This chapter provides general recommendations on how to plan, implement, configure and tune Java™ Virtual Machines that is applicable to all the supported JVM families. Family-specific JVM recommendations, such as Permanent Generation settings for HotSpot JVM can be found under the following JVM-sections:
The Java language is designed to be "Written Once and Run Anywhere" (WORA). When you compile a Java source, you get an intermediate Java file called the Java class. The class file is made up of bytecodes representing abstract instruction codes. These codes are not directly executable by any computer processor. In contrast, languages like C compile their source code to native instructions for a specific processor.
To run a Java program, you start a JVM and pass the class file to the JVM. The JVM provides many services including loading the class file and interpreting (executing) the byte codes. The JVM is the core technology that provides the runtime environment in which a Java application runs in.
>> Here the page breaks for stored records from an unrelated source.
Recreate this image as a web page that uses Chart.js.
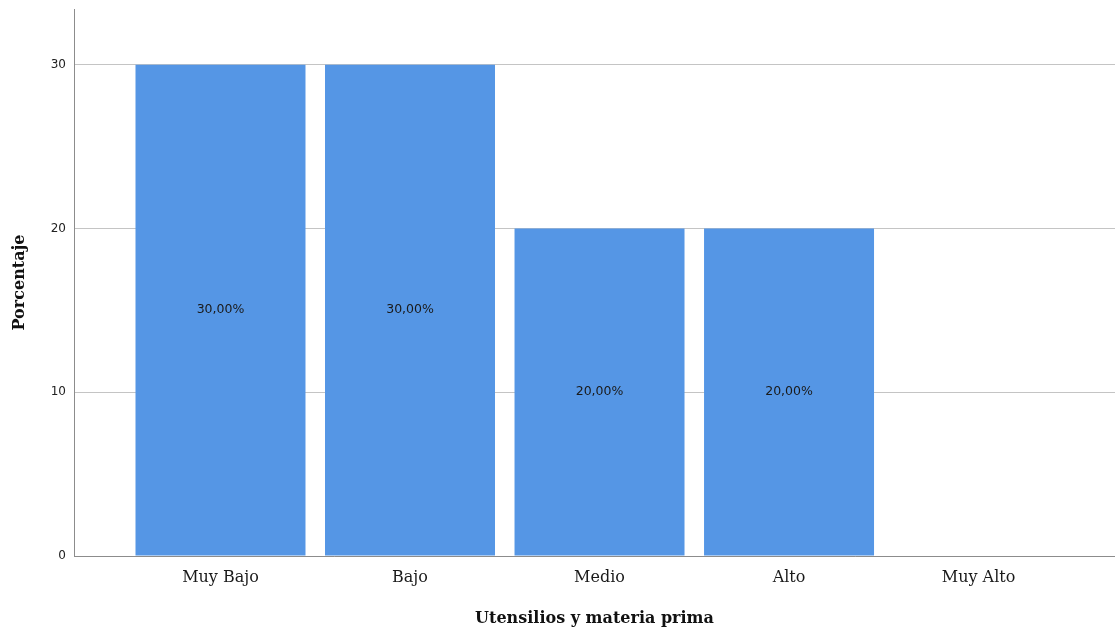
<!DOCTYPE html>
<html>
<head>
<meta charset="utf-8">
<script src="https://cdn.jsdelivr.net/npm/chart.js@4/dist/chart.umd.min.js"></script>
<style>
  html, body { margin: 0; padding: 0; background: #fff; }
  #wrap { width: 1115px; height: 632px; }
</style>
</head>
<body>
<div id="wrap"><canvas id="barChart"></canvas></div>
<script>
// Datos del gráfico
const categorias = ['Muy Bajo', 'Bajo', 'Medio', 'Alto', 'Muy Alto']
const porcentajes = [30, 30, 20, 20, 0]
const etiquetas = ['30,00%', '30,00%', '20,00%', '20,00%', '']
const ticksY = [0, 10, 20, 30]

const barColor = '#5596e5'
const axisColor = '#8c8c8c'
const gridColor = '#c4c4c4'
const serif = '"DejaVu Serif", "Liberation Serif", serif'

// plugin para las etiquetas dentro de las barras
const etiquetasBarras = {
	id: 'etiquetasBarras',
	afterDatasetsDraw(chart) {
		var ctx = chart.ctx
		var meta = chart.getDatasetMeta(0)
		ctx.save()
		ctx.font = '12.5px "DejaVu Sans", sans-serif'
		ctx.fillStyle = '#1a1a1a'
		ctx.textAlign = 'center'
		ctx.textBaseline = 'middle'
		meta.data.forEach(function (bar, i) {
			if (!etiquetas[i]) return
			ctx.fillText(etiquetas[i], bar.x, (bar.y + bar.base) / 2)
		})
		ctx.restore()
	}
}

var ctx = document.getElementById('barChart')
var chart = new Chart(ctx, {
	type: 'bar',
	data: {
		datasets: [{
			data: porcentajes.map(function (v, i) { return { x: i, y: v } }),
			backgroundColor: barColor,
			borderWidth: 0,
			barPercentage: 0.897,
			categoryPercentage: 1
		}]
	},
	options: {
		responsive: true,
		maintainAspectRatio: false,
		animation: false,
		layout: { padding: { top: 9, right: 0, left: 0, bottom: 0 } },
		plugins: { legend: { display: false }, tooltip: { enabled: false } },
		scales: {
			x: {
				type: 'linear',
				offset: false,
				min: -0.773,
				max: 4.72,
				afterBuildTicks: function (scale) {
					scale.ticks = categorias.map(function (c, i) { return { value: i } })
				},
				afterFit: function (scale) { scale.height = 76 },
				grid: { display: false, drawTicks: false },
				border: { display: true, color: axisColor, width: 1 },
				ticks: {
					padding: 12,
					color: '#1a1a1a',
					font: { family: serif, size: 16 },
					callback: function (v) { return categorias[v] }
				},
				title: {
					display: true,
					text: 'Utensilios y materia prima',
					color: '#111',
					padding: { top: 4, bottom: 4 },
					font: { family: serif, size: 16, weight: 'bold' }
				}
			},
			y: {
				min: 0,
				max: 33.4,
				afterBuildTicks: function (scale) {
					scale.ticks = ticksY.map(function (v) { return { value: v } })
				},
				afterFit: function (scale) {
					scale.width = 74
					scale.paddingTop = 0
					scale.paddingBottom = 0
				},
				grid: { color: gridColor, drawTicks: false },
				border: { display: true, color: axisColor, width: 1 },
				ticks: {
					padding: 8,
					color: '#222',
					font: { family: '"DejaVu Sans", sans-serif', size: 12 }
				},
				title: {
					display: true,
					text: 'Porcentaje',
					color: '#111',
					padding: { top: 10, bottom: 4 },
					font: { family: serif, size: 16, weight: 'bold' }
				}
			}
		}
	},
	plugins: [etiquetasBarras]
})
</script>
</body>
</html>
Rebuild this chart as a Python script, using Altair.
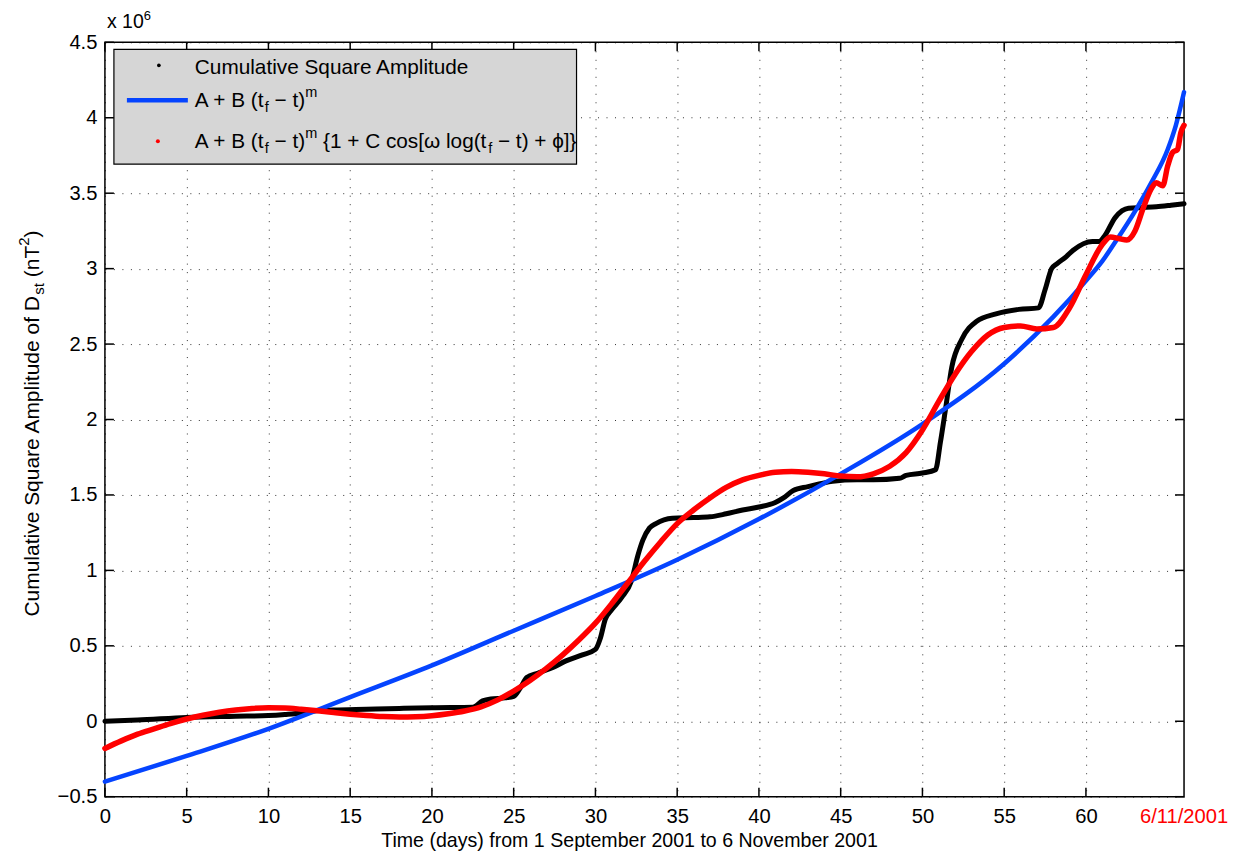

Each Java program or application runs in its own JVM. For example, if you configured an application server cluster with ten managed server instances that is controlled by one administrative instance, your configuration runs eleven JVM processes.
Since the JVM is the underlying processing engine for Sterling Selling and Fulfillment Foundation, it is critical that the JVMs are optimally configured and running efficiently. Incorrect JVM settings could cause poor application performance. At worse, it could lead to JVM outages.